Ahmad, habitant le même immeuble, souligne de son côté : « Regardez nos femmes, elles ont toute la tête découverte et portent des vêtements à bretelles et à manches courtes. Nous n’avons jamais soutenu el-Assir mais ce qui s’est passé dimanche et lundi nous pousse à réfléchir. Nous avons lancé un appel à l’armée pour évacuer les civils et pour éteindre les incendies qui se sont déclarés dans nos appartements, en vain. Pourquoi on s’en prend uniquement aux sunnites ? Parce qu’on est devenu le maillon faible ? » demande-t-il.


Mohammad est resté coincé avec toute sa famille et ses voisins dans son appartement du premier étage. Assis au balcon, il est content de voir que sa voiture neuve est restée intacte. Mohammad tient le discours blasé des Libanais qui ont tout connu. « Chacun son tour.
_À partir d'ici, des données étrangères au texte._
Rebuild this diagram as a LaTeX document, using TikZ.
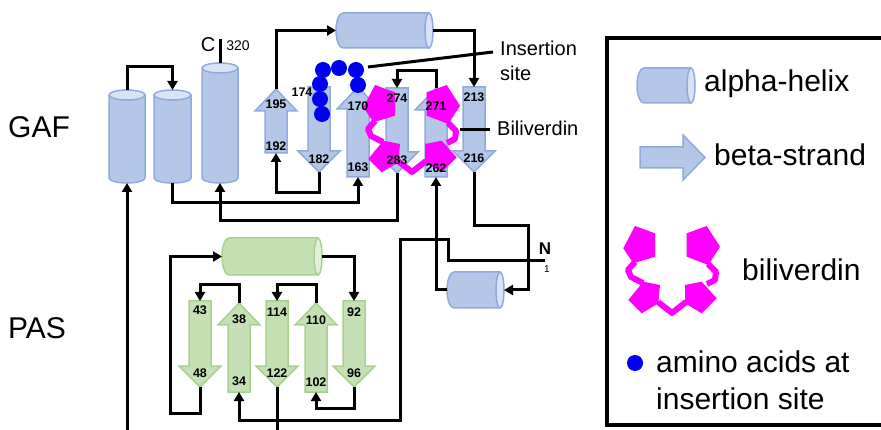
\documentclass[tikz,border=0pt]{standalone}
\usepackage{fontspec}
\setmainfont{Liberation Sans}
\usetikzlibrary{arrows.meta}

\definecolor{hfill}{HTML}{B4C7E7}
\definecolor{hline}{HTML}{8FAADC}
\definecolor{hcap}{HTML}{D9E3F3}
\definecolor{gfill}{HTML}{C5E0B4}
\definecolor{gline}{HTML}{A9D18E}
\definecolor{gcap}{HTML}{E2F0D9}
\definecolor{bvmag}{HTML}{FF00FF}
\definecolor{aablue}{HTML}{0000F0}

\tikzset{
  chainarrow/.style={line width=3pt, -{Triangle[length=9pt,width=10pt]}},
  chainline/.style={line width=3pt},
  sseoutline/.style={line width=1.5pt, line join=miter},
  resnum/.style={font=\fontsize{12.5}{14}\selectfont\bfseries, inner sep=0pt},
  domainlabel/.style={font=\fontsize{30}{34}\selectfont, inner sep=0pt, anchor=west},
  callout/.style={font=\fontsize{20}{23}\selectfont, inner sep=0pt, anchor=west},
  legendtext/.style={font=\fontsize{30}{34}\selectfont, inner sep=0pt, anchor=west},
  aadot/.style={circle, fill=aablue, minimum size=16pt, inner sep=0pt},
  bvchain/.style={bvmag, line width=6pt, line join=round},
}

% vertical cylinder: name, x1, x2, y of top ellipse centre, y of bottom ellipse centre
\newcommand\vcyl[5]{%
  \pgfmathsetmacro\cxm{(#2+#3)/2}\pgfmathsetmacro\crx{(#3-#2)/2}%
  \filldraw[fill=hfill, draw=hline, sseoutline] (#2,#4) -- (#2,#5)
    arc[start angle=180, end angle=0, x radius=\crx, y radius=5] -- (#3,#4);
  \draw[fill=hcap, draw=hline, sseoutline] (\cxm,#4) ellipse[x radius=\crx, y radius=5];
  \coordinate (#1-t) at (\cxm,{#4-5});
  \coordinate (#1-b) at (\cxm,{#5+5});
}
% horizontal cylinder: name, colour prefix, x left, x of right ellipse centre, y top, y bottom
\newcommand\hcyl[6]{%
  \pgfmathsetmacro\cym{(#5+#6)/2}\pgfmathsetmacro\cry{(#6-#5)/2}%
  \filldraw[fill=#2fill, draw=#2line, sseoutline] (#4,#5) -- ({#3+7},#5)
    arc[start angle=270, end angle=90, x radius=7, y radius=\cry] -- (#4,#6);
  \draw[fill=#2cap, draw=#2line, sseoutline] (#4,\cym) ellipse[x radius=4, y radius=\cry];
  \coordinate (#1-l) at (#3,\cym);
  \coordinate (#1-r) at ({#4+4},\cym);
}
% strand pointing up: name, colour prefix, x, y tip, y bottom
\newcommand\upstrand[5]{%
  \filldraw[fill=#2fill, draw=#2line, sseoutline]
    (#3,#4) -- ({#3+21},{#4+22}) -- ({#3+11},{#4+22}) -- ({#3+11},#5)
    -- ({#3-11},#5) -- ({#3-11},{#4+22}) -- ({#3-21},{#4+22}) -- cycle;
  \coordinate (#1-t) at (#3,#4);
  \coordinate (#1-b) at (#3,#5);
}
% strand pointing down: name, colour prefix, x, y top, y tip
\newcommand\downstrand[5]{%
  \filldraw[fill=#2fill, draw=#2line, sseoutline]
    (#3,#5) -- ({#3-21},{#5-21}) -- ({#3-11},{#5-21}) -- ({#3-11},#4)
    -- ({#3+11},#4) -- ({#3+11},{#5-21}) -- ({#3+21},{#5-21}) -- cycle;
  \coordinate (#1-t) at (#3,#4);
  \coordinate (#1-b) at (#3,#5);
}
% biliverdin: four pyrrole rings joined by a bent chain
\newcommand\biliverdin[1]{%
  \begin{scope}[shift={#1}]
    \draw[bvchain] (-36,-8) -- (-43,0) -- (-40,7) -- (-28,13);
    \draw[bvchain] (37,-6) -- (45,2) -- (44,10) -- (36,14);
    \draw[bvchain] (-13,32) -- (1,43) -- (15,32);
    \fill[bvmag] (-47.7,-21.7) -- (-36,-44) -- (-16,-36.7) -- (-16,-13.3) -- (-37.7,-6.7) -- cycle;
    \fill[bvmag] (15.7,-36.7) -- (35.7,-44) -- (49,-23.3) -- (37.3,-5) -- (15.7,-13.3) -- cycle;
    \fill[bvmag] (-42.7,30) -- (-27.7,11.7) -- (-11,15) -- (-12.7,33.3) -- (-29.3,43.3) -- cycle;
    \fill[bvmag] (14,15) -- (30.7,11.7) -- (45.7,28.3) -- (30.7,43.3) -- (14,33.3) -- cycle;
  \end{scope}%
}

\begin{document}
\begin{tikzpicture}[x=1pt, y=-1pt]
\useasboundingbox (0,0) rectangle (881,430);
\clip (0,0) rectangle (881,430);

% domain names
\node[domainlabel] (gaf) at (8,127) {GAF};
\node[domainlabel] (pas) at (8,328) {PAS};

% ---------------- GAF domain ----------------
\vcyl{H1}{109}{145}{95}{178}
\vcyl{H2}{154}{191}{95}{178}
\vcyl{H3}{202}{238}{68}{178}
\hcyl{Htop}{h}{336}{429}{13}{48}
\hcyl{Hsmall}{h}{447}{500}{272}{308}

\upstrand{s195}{h}{276}{89}{153}
\downstrand{s174}{h}{319}{87}{172}
\upstrand{s170}{h}{358}{87}{177}
\downstrand{s274}{h}{397}{88}{173}
\upstrand{s271}{h}{436}{88}{177}
\downstrand{s213}{h}{474}{87}{172}

\biliverdin{(411,129)}

% insertion-site residues
\node[aadot] (aa1) at (322,114) {};
\node[aadot] (aa2) at (320,99) {};
\node[aadot] (aa3) at (320,84) {};
\node[aadot] (aa4) at (323,70) {};
\node[aadot] (aa5) at (339,68) {};
\node[aadot] (aa6) at (356,70) {};
\node[aadot] (aa7) at (358,85) {};

% residue numbers
\node[resnum] (n195) at (276,104) {195};
\node[resnum] (n192) at (276,146) {192};
\node[resnum] (n174) at (302,92) {174};
\node[resnum] (n182) at (319,159) {182};
\node[resnum] (n170) at (358,106) {170};
\node[resnum] (n163) at (358,167) {163};
\node[resnum] (n274) at (397,98) {274};
\node[resnum] (n283) at (397,160) {283};
\node[resnum] (n271) at (436,106) {271};
\node[resnum] (n262) at (436,168) {262};
\node[resnum] (n213) at (474,97) {213};
\node[resnum] (n216) at (474,158) {216};

% termini
\node[font=\fontsize{20}{22}\selectfont, inner sep=0pt] (cterm) at (208,45) {C};
\node[font=\fontsize{14}{16}\selectfont, inner sep=0pt] (cnum) at (238,46) {320};
\coordinate (cend) at (220,39);
\node[font=\fontsize{17}{19}\selectfont\bfseries, inner sep=0pt] (nterm) at (545,249) {N};
\node[font=\fontsize{10}{12}\selectfont, inner sep=0pt] (nnum) at (547,269) {1};
\coordinate (nend) at (545,261);

% callouts
\coordinate (ins-a) at (368,67);
\coordinate (ins-b) at (493,52);
\node[callout] (ins) at (500,48) {Insertion};
\node[callout] (site) at (500,73) {site};
\coordinate (bv-a) at (460,130);
\coordinate (bv-b) at (490,130);
\node[callout] (bv) at (497,128) {Biliverdin};
\draw[chainline] (ins-a) -- (ins-b);
\draw[chainline] (bv-a) -- (bv-b);

% ---------------- PAS domain ----------------
\hcyl{gh}{g}{222}{318}{238}{275}
\downstrand{p43}{g}{200}{301}{387}
\upstrand{p38}{g}{239}{303}{392}
\downstrand{p114}{g}{277}{301}{387}
\upstrand{p110}{g}{316}{303}{392}
\downstrand{p92}{g}{354}{301}{387}

\node[resnum] (n43) at (200,310) {43};
\node[resnum] (n48) at (200,373) {48};
\node[resnum] (n38) at (239,319) {38};
\node[resnum] (n34) at (239,381) {34};
\node[resnum] (n114) at (277,312) {114};
\node[resnum] (n122) at (277,373) {122};
\node[resnum] (n110) at (316,320) {110};
\node[resnum] (n102) at (316,382) {102};
\node[resnum] (n92) at (354,312) {92};
\node[resnum] (n96) at (354,373) {96};

% ---------------- chain connections ----------------
\coordinate (bot1) at (127,432);
\coordinate (bot2) at (277,432);
\draw[chainarrow] (H1-t) -- ++(0,-23) -| (H2-t);
\draw[chainarrow] (bot1) -- (H1-b);
\draw[chainarrow] (H2-b) -- ++(0,20) -| (s170-b);
\draw[chainarrow] (s174-b) -- ++(0,21) -| (s195-b);
\draw[chainarrow] (s195-t) |- (Htop-l);
\draw[chainarrow] (Htop-r) -| (s213-t);
\draw[chainarrow] (s213-b) -- ++(0,54) -- ++(54,0) |- (Hsmall-r);
\draw[chainarrow] (Hsmall-l) -| (s271-b);
\draw[chainarrow] (s271-t) -- ++(0,-17) -| (s274-t);
\draw[chainarrow] (s274-b) -- ++(0,48) -| (H3-b);
\draw[chainline] (H3-t) -- (cend);
\draw[chainarrow] (nend) -- ++(-97,0) -- ++(0,-21) -- ++(-48,0) -- ++(0,180) -| (p38-b);
\draw[chainarrow] (p43-b) -- ++(0,26) -- ++(-30,0) |- (gh-l);
\draw[chainarrow] (gh-r) -| (p92-t);
\draw[chainarrow] (p38-t) -- ++(0,-18) -| (p43-t);
\draw[chainarrow] (p110-t) -- ++(0,-18) -| (p114-t);
\draw[chainarrow] (p92-b) -- ++(0,21) -| (p110-b);
\draw[chainline] (p114-b) -- (bot2);

% ---------------- legend ----------------
\draw[line width=4pt] (607,38) rectangle (900,425);
\hcyl{lh}{h}{637}{691}{68}{103}
\filldraw[fill=hfill, draw=hline, sseoutline] (640,147) -- (683,147) -- (683,135) -- (705,157.5)
  -- (683,180) -- (683,168) -- (640,168) -- cycle;
\biliverdin{(671,270)}
\node[aadot] (lgdot) at (635,363) {};
\node[legendtext] (lg1) at (704,84) {alpha-helix};
\node[legendtext] (lg2) at (714,155) {beta-strand};
\node[legendtext] (lg3) at (742,270) {biliverdin};
\node[legendtext] (lg4) at (656,362) {amino acids at};
\node[legendtext] (lg5) at (656,399) {insertion site};
\end{tikzpicture}
\end{document}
L’État n’agit que contre les faibles. Un jour, on ne sait pas quand, le Hezbollah deviendra lui aussi le maillon faible. Détrompez-vous, le phénomène el-Assir est loin d’être fini. Au contraire, il vient de commencer », dit-il. Il poursuit : « L’imam a disparu, il réapparaîtra un jour d’on ne sait où sur un écran télé, invitera ses supporters à couper une route ou à manifester sur une grande place. Ils l’écouteront. Ils seront même plus nombreux qu’avant, car beaucoup de personnes appartenant à sa communauté se sentent de plus en plus victimes d’injustice. »
Peut-être. Au Liban, même les scénarios les plus surréalistes sont possibles.